Brief = Repeat exactly the lines from the line with "Clone this diagram in TikZ." to the line with "minimum width=131pt, minimum", including both, and leave out any pictures.

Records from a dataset
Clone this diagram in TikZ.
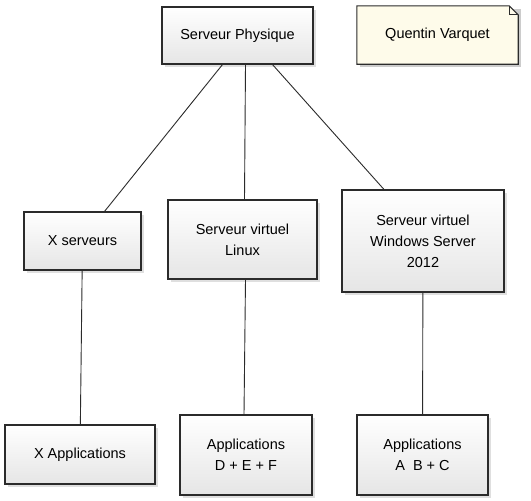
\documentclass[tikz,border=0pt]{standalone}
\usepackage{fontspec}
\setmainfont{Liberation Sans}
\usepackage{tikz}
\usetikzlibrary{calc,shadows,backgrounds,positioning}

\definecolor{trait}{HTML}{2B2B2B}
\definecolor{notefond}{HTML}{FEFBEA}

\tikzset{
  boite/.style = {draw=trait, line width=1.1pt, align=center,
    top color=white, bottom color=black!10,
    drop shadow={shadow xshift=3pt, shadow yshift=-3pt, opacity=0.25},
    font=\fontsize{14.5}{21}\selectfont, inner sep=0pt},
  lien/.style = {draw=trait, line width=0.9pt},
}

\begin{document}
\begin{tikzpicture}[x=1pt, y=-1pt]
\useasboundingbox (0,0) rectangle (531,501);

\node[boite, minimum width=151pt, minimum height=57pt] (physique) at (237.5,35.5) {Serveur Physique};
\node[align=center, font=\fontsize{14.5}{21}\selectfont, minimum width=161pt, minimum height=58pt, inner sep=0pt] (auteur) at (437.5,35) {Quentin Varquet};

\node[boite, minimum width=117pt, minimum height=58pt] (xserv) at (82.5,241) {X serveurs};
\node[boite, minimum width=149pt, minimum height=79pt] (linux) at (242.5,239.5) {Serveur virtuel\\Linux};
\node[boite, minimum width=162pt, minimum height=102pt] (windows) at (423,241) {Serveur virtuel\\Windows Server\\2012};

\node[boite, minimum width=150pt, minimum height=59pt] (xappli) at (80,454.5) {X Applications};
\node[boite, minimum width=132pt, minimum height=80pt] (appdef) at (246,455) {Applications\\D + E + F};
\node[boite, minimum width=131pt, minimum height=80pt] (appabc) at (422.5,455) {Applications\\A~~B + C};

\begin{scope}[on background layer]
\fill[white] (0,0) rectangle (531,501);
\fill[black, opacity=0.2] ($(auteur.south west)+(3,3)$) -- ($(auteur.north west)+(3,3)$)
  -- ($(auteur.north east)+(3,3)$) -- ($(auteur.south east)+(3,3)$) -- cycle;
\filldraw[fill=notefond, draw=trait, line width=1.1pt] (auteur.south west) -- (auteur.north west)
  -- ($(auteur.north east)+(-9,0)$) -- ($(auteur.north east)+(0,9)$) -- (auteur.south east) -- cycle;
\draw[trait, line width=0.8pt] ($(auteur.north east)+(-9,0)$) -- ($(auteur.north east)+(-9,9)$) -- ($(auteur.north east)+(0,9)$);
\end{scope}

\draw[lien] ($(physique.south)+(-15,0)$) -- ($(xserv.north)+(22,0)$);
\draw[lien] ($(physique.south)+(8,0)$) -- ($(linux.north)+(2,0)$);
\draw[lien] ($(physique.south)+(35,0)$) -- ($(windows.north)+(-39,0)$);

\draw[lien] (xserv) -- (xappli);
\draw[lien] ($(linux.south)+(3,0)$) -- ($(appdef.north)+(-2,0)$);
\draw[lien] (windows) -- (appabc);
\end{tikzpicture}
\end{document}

---

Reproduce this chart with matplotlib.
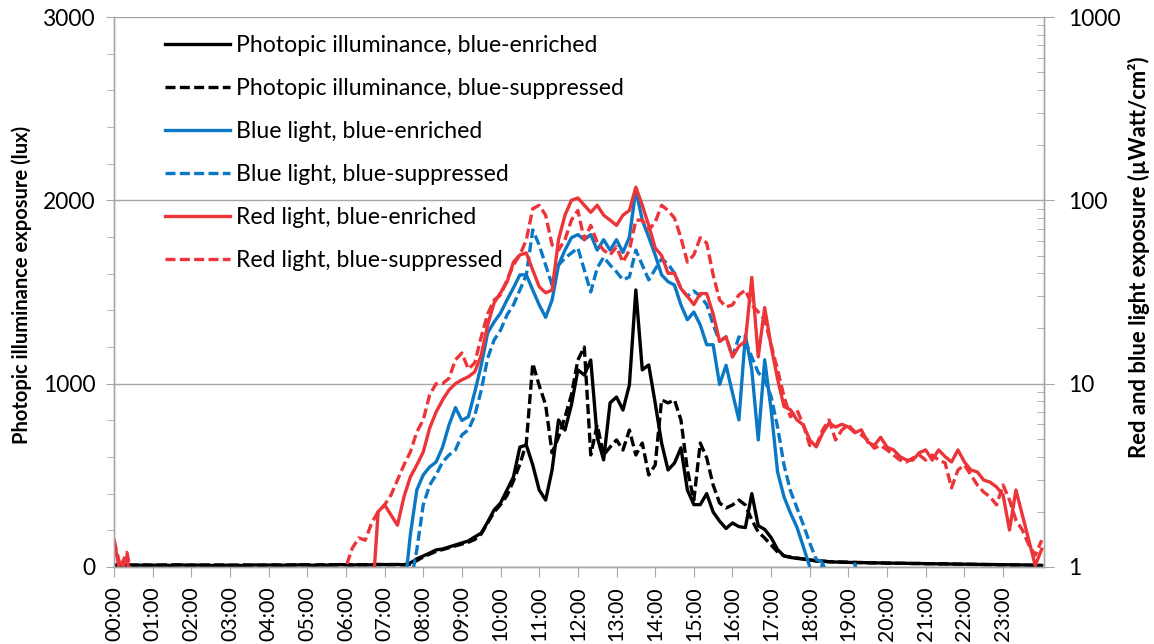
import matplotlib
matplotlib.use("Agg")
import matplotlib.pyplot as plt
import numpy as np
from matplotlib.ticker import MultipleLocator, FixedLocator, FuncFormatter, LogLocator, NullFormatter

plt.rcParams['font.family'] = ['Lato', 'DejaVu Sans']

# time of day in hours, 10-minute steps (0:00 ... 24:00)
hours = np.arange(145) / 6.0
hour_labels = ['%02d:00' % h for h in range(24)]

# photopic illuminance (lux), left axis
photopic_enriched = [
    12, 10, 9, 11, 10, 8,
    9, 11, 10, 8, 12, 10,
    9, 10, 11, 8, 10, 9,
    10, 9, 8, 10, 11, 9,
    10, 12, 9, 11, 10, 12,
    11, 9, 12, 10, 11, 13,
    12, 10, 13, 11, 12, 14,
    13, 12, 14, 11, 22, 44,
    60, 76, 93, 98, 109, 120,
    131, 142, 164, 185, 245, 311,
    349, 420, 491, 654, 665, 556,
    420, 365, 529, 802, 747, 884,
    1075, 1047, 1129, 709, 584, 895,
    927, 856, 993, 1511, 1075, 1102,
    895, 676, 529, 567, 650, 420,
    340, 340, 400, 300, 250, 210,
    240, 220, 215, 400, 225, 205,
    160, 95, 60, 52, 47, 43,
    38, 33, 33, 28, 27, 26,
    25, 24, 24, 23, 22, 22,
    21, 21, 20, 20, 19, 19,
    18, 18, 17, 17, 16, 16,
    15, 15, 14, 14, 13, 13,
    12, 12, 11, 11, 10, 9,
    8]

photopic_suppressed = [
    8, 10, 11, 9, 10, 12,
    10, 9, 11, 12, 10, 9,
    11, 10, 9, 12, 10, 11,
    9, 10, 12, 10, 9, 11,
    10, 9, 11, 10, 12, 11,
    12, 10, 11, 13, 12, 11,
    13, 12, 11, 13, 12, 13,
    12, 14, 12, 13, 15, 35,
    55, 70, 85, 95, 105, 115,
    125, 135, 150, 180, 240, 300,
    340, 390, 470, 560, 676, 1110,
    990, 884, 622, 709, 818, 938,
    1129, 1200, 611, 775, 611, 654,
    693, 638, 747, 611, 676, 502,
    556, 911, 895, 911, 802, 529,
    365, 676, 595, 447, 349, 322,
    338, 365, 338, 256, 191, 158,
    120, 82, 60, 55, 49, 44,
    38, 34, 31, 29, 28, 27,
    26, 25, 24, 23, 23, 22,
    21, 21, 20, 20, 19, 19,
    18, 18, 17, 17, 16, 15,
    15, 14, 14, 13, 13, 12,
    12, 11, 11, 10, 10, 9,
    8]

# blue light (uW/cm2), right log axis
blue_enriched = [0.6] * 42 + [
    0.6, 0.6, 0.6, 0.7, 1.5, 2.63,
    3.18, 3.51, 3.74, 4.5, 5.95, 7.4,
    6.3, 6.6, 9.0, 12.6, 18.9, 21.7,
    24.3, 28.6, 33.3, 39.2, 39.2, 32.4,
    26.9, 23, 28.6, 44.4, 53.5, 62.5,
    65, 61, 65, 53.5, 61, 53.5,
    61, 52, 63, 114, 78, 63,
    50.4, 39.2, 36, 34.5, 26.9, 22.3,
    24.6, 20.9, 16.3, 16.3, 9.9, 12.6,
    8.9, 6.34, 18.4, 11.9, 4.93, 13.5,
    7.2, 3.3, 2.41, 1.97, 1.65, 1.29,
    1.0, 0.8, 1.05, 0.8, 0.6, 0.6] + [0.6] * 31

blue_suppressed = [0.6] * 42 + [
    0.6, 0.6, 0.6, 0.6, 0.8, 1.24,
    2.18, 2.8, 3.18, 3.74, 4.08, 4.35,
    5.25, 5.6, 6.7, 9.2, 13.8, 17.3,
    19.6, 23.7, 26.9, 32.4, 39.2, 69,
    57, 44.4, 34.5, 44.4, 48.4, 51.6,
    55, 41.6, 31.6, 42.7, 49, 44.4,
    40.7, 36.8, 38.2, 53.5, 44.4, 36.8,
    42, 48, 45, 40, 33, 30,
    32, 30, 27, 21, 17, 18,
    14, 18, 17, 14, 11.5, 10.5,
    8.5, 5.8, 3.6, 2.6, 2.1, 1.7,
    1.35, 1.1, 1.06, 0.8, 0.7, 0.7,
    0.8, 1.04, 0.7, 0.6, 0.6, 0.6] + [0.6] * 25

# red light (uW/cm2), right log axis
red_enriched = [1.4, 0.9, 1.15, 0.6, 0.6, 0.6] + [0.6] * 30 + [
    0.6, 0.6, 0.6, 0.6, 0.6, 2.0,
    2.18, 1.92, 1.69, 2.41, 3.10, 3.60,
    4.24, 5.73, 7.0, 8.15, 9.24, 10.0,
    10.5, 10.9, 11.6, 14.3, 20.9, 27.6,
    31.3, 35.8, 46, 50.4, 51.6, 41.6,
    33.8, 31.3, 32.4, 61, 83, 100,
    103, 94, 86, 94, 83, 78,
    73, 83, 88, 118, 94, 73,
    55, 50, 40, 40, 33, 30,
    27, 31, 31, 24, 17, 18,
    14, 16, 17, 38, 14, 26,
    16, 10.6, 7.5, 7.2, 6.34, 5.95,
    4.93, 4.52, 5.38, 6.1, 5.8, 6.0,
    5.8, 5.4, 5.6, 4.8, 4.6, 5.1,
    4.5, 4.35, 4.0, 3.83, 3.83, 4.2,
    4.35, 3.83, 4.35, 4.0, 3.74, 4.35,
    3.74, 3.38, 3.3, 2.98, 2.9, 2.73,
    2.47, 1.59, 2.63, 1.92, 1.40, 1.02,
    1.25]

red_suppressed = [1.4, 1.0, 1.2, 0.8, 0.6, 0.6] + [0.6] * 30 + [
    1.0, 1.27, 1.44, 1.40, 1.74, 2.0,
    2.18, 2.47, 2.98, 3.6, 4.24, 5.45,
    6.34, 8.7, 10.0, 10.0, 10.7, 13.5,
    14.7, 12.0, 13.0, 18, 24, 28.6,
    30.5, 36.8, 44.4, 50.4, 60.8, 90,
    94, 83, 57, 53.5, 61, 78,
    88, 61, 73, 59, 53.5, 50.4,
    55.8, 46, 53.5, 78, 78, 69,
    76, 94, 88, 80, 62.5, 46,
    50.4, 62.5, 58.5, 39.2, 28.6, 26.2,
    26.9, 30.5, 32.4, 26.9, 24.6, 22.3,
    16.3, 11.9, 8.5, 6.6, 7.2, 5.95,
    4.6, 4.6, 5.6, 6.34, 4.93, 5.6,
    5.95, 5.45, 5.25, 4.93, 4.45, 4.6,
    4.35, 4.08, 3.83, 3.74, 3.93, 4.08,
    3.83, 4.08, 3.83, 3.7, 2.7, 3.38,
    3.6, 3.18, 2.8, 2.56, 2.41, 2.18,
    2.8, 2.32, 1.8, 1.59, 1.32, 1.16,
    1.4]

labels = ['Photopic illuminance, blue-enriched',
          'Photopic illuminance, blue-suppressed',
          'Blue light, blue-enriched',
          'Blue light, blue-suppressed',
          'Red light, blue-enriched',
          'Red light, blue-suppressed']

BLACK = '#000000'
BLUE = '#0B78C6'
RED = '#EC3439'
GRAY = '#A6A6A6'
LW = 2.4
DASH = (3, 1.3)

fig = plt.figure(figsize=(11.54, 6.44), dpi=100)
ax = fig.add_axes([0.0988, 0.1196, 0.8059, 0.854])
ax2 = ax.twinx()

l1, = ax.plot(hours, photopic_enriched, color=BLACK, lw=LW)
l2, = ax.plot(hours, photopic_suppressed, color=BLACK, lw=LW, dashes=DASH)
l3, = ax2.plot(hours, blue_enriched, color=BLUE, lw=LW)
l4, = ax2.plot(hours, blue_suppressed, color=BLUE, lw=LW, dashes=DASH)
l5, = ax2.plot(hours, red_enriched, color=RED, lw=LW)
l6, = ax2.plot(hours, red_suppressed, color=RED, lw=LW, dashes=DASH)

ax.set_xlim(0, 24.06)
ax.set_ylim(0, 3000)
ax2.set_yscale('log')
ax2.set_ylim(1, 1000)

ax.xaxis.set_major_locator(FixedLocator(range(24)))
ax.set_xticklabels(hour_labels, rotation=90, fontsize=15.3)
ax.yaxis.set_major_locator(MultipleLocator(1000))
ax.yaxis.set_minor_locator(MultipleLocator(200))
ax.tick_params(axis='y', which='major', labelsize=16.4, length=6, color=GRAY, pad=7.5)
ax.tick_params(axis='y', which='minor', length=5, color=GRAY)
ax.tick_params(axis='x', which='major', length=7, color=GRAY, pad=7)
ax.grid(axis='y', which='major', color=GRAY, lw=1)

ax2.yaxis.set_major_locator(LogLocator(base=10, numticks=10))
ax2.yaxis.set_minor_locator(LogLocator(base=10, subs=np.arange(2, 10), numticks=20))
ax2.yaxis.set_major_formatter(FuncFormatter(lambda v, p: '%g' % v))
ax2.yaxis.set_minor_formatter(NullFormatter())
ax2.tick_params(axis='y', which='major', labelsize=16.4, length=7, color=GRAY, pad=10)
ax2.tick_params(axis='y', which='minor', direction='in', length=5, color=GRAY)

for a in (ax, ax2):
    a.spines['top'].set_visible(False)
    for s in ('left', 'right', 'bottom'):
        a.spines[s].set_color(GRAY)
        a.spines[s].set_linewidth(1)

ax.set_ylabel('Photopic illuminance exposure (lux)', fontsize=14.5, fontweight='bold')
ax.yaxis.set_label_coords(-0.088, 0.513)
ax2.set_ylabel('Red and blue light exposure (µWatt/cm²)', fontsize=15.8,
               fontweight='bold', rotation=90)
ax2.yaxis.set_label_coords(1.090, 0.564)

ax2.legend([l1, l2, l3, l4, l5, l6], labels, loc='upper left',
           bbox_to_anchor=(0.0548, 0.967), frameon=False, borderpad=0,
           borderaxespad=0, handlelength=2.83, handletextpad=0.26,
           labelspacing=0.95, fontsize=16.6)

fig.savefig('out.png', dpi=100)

* * *

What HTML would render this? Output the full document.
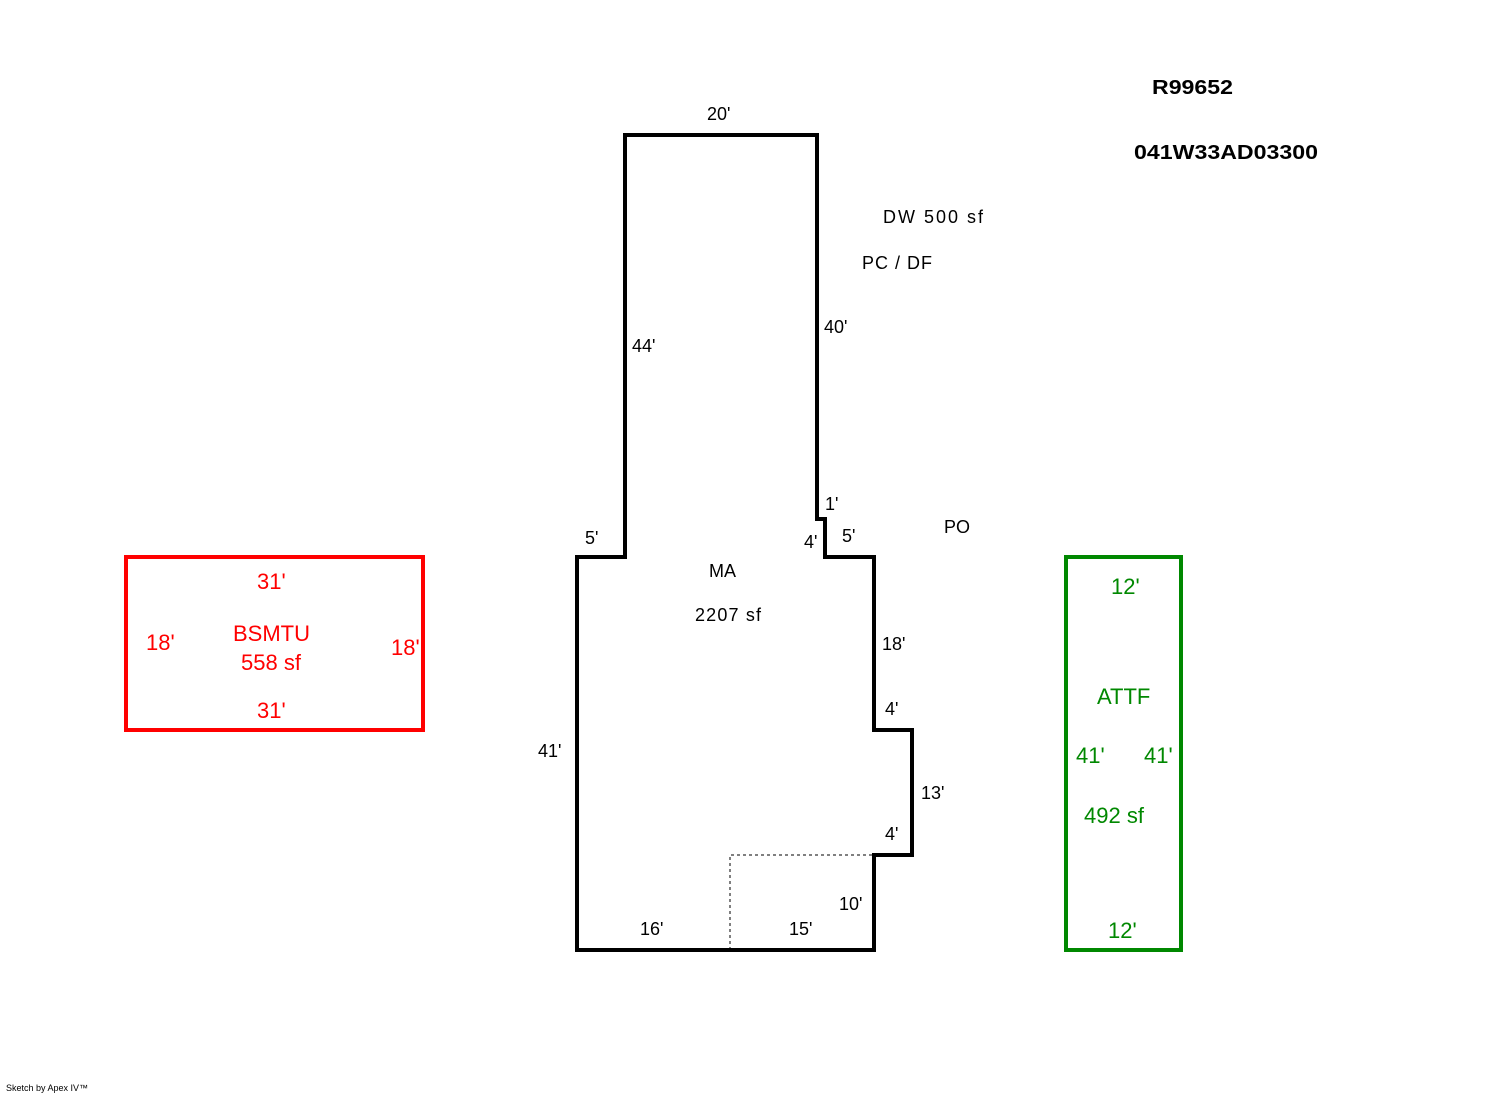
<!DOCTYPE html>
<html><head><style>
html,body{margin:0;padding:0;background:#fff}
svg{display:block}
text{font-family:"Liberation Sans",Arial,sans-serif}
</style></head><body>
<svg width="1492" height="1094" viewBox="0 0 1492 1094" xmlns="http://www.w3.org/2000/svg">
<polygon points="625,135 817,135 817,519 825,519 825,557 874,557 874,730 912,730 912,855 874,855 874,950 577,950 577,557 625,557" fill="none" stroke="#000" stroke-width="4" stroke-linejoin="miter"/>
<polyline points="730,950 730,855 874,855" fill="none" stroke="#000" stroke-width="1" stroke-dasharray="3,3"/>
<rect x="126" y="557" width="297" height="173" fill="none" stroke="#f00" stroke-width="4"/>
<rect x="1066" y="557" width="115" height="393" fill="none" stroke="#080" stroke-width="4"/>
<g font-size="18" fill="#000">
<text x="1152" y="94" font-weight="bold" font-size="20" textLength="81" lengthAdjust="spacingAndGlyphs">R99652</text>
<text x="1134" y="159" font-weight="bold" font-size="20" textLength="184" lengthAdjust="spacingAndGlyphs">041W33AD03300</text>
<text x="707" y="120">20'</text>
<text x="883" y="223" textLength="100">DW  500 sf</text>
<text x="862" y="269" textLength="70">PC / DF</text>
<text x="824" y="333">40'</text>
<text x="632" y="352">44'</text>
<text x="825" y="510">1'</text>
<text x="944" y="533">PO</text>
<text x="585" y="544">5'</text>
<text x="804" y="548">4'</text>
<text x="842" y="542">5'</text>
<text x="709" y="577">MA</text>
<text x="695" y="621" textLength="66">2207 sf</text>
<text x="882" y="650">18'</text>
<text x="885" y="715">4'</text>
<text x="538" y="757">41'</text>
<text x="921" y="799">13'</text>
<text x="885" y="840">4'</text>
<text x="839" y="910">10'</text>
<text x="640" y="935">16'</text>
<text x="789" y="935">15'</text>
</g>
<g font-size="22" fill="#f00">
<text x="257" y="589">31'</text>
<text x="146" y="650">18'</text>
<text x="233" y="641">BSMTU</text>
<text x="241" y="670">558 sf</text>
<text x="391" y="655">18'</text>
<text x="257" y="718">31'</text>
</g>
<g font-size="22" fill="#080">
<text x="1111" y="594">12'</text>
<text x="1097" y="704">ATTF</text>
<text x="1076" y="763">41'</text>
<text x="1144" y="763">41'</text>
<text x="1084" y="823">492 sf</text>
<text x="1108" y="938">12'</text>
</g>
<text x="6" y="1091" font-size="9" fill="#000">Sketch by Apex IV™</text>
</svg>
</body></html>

Exercise solution =
Clone this diagram in TikZ.
\documentclass[tikz,border=0pt]{standalone}
\usepackage{fontspec}
\setmainfont{Liberation Sans}
\usepackage{tikz}
\usetikzlibrary{calc,shadows,backgrounds,positioning}

\definecolor{trait}{HTML}{2B2B2B}
\definecolor{notefond}{HTML}{FEFBEA}

\tikzset{
  boite/.style = {draw=trait, line width=1.1pt, align=center,
    top color=white, bottom color=black!10,
    drop shadow={shadow xshift=3pt, shadow yshift=-3pt, opacity=0.25},
    font=\fontsize{14.5}{21}\selectfont, inner sep=0pt},
  lien/.style = {draw=trait, line width=0.9pt},
}

\begin{document}
\begin{tikzpicture}[x=1pt, y=-1pt]
\useasboundingbox (0,0) rectangle (531,501);

\node[boite, minimum width=151pt, minimum height=57pt] (physique) at (237.5,35.5) {Serveur Physique};
\node[align=center, font=\fontsize{14.5}{21}\selectfont, minimum width=161pt, minimum height=58pt, inner sep=0pt] (auteur) at (437.5,35) {Quentin Varquet};

\node[boite, minimum width=117pt, minimum height=58pt] (xserv) at (82.5,241) {X serveurs};
\node[boite, minimum width=149pt, minimum height=79pt] (linux) at (242.5,239.5) {Serveur virtuel\\Linux};
\node[boite, minimum width=162pt, minimum height=102pt] (windows) at (423,241) {Serveur virtuel\\Windows Server\\2012};

\node[boite, minimum width=150pt, minimum height=59pt] (xappli) at (80,454.5) {X Applications};
\node[boite, minimum width=132pt, minimum height=80pt] (appdef) at (246,455) {Applications\\D + E + F};
\node[boite, minimum width=131pt, minimum height=80pt] (appabc) at (422.5,455) {Applications\\A~~B + C};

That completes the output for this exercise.